V. 17: “For the Scripture saith unto Pharoah, Even
for this same purpose have I raised thee up, that I might show My power in
thee, and that My name might be declared throughout all the earth.” These
words refer us back to vv. 13 and 14. In v. 13 God’s love to Jacob and His
hatred to Esau are declared. In v. 14 it is asked “Is there unrighteousness
with God?” and here in v. 17 the apostle continues
his reply to the objection. We cannot do better now than quote from Calvin’s
comments upon this verse. “There are here two things to be considered—the
predestination of Pharaoh to ruin, which is to be referred to the past and yet
the hidden counsel of God—and then, the design of this, which was to make known
the name of God. As many interpreters, striving to modify this passage, pervert
it, we must observe, that for the word ‘I have raised thee up,’ or stirred up,
in the Hebrew is, ‘I have appointed,’ by which it appears, that God, designing
to show that the contumacy of Pharaoh would not prevent Him to deliver His
people, not only affirms that his fury had been foreseen by Him, and that He
had prepared means for restraining it, but that He had also thus designedly ordained it and indeed for
this end,—that He might exhibit a more illustrious evidence of His own power.”

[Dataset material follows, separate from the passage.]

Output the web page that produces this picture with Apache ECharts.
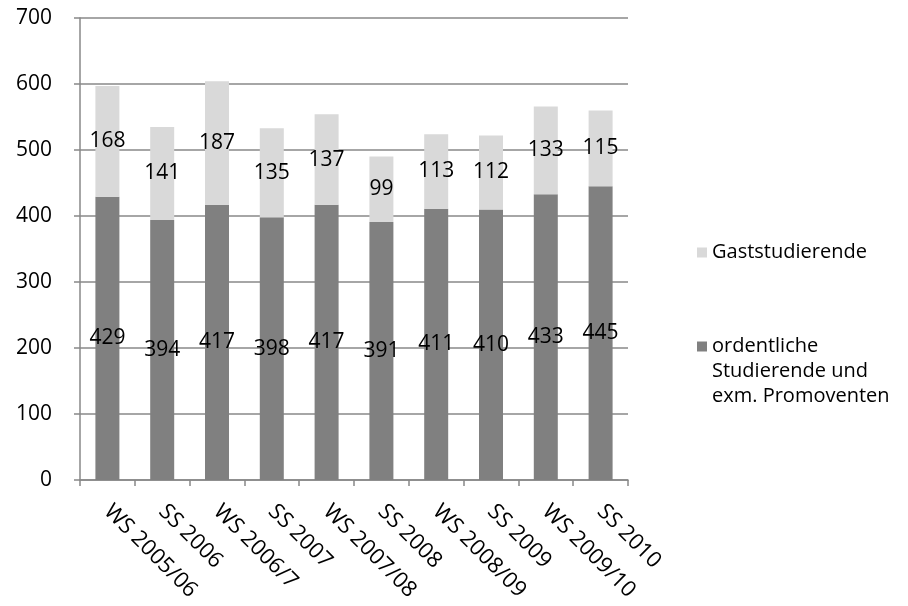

It will be observed that Calvin gives as the force of the Hebrew word which
Paul renders “For this purpose have I
raised thee up,”—“I have appointed.”
As this is the word on which the doctrine and argument of the verse turns we
would further point out that in making this quotation from Exodus 9:16 the
apostle significantly departs from the Septuagint—the version then in common
use, and from which he most frequently quotes—and substitutes a clause for the
first that is given by the Septuagint: instead of “On this account thou hast
been preserved,” he gives “For this very end have I raised thee up!”
But we must now
consider in more detail the case of Pharaoh which sums up in concrete example
the great controversy between man and his Maker. “For now I will stretch out My
hand, that I may smite thee and thy people with pestilence; and thou shalt be
cut off from the earth. And in every deed
for this cause have I raised thee up, for to show in thee My power; and
that My name may be declared throughout all the earth” (Ex. 9:15, 16). Upon
these words we offer the following comments:
First, we know from
Exodus 14 and 15 that Pharaoh was
“cut off,” that he was cut off by God, that he was cut off in the very midst of
his wickedness, that he was cut off not by sickness nor by the infirmities
which are incident to old age, nor by what men term an accident, but cut off by
the immediate hand of God in judgment.
Second, it is clear
that God raised up Pharaoh for this
very end—to “cut him off,” which in
the language of the New Testament means “destroyed.” God never does anything
without a previous design. In giving him being, in preserving him through
infancy and childhood, in raising him to the throne of Egypt, God had one end
in view. That such was God’s purpose
is clear from His words to Moses before he went down to Egypt to demand of
Pharaoh that Jehovah’s people should be allowed to go a three days’ journey
into the wilderness to worship Him—“And the Lord said unto Moses, When thou
goest to return into Egypt, see that thou do all these wonders before Pharaoh,
which I have put in thine hand: but I
will harden his heart, that he shall not let the people go” (Ex. 4:21). But
not only so, God’s design and purpose was declared long before this. Four
hundred years previously God had said to Abraham, “Know of a surety that thy
seed shall be a stranger in a land that is not theirs, and shall serve them:
and they shall afflict them four hundred years; and also that nation, whom they
shall serve, will I judge” (Gen. 15:13, 14). From these words it is evident (a
nation and its king being looked at as one in the O. T.) that God’s purpose was
formed long before He gave Pharaoh being.
Third, an examination
of God’s dealings with Pharaoh makes it clear that Egypt’s king was indeed a
“vessel of wrath fitted to destruction.” Placed on Egypt’s throne, with the
reins of government in his hands, he sat as head of the nation which occupied
the first rank among the peoples of the world. There was no other monarch on
earth able to control or dictate to Pharaoh. To such a dizzy height did God
raise this reprobate, and such a course was a natural and necessary step to
prepare him for his final fate, for it is a Divine axiom that “pride goeth
before destruction and a haughty spirit before a fall.” Further—and this is
deeply important to note and highly significant—God removed from Pharaoh the
one outward restraint which was calculated to act as a check upon him. The
bestowing upon Pharoah of the unlimited powers of a king was setting him above
all legal influence and control. But besides this, God removed Moses from his presence and kingdom. Had Moses, who not
only was skilled in all the wisdom of the Egyptians but also had been reared in
Pharaoh’s household, been suffered to remain in close proximity to the throne,
there can be no doubt but that his example and influence had been a powerful
check upon the king’s wickedness and tyranny. This, though not the only cause,
was plainly one reason why God sent Moses into Midian, for it was during his absence that Egypt’s inhuman king framed
his most cruel edicts. God designed, by removing this restraint, to give
Pharaoh full opportunity to fill up the full measure of his sins, and ripen
himself for his fully-deserved but predestined ruin.
Fourth, God
“hardened” his heart as He declared He would (Ex. 4:21). This is in full accord
with the declarations of Holy Scripture—“The preparations of the heart in man,
and the answer of the tongue, is from the
Lord” (Prov. 16:1); “The king’s heart is in the hand of the Lord, as the
rivers of water, He turneth it whithersoever
He will” (Prov. 21:1). Like all other kings, Pharaoh’s heart was in the
hand of the Lord; and God had both the right and the power to turn it
whithersoever He pleased. And it pleased Him to turn it against all good. God determined to hinder Pharaoh from granting his
request through Moses to let Israel go until He had fully prepared him for his
final overthrow, and because nothing short of this would fully fit him, God hardened his heart.[1]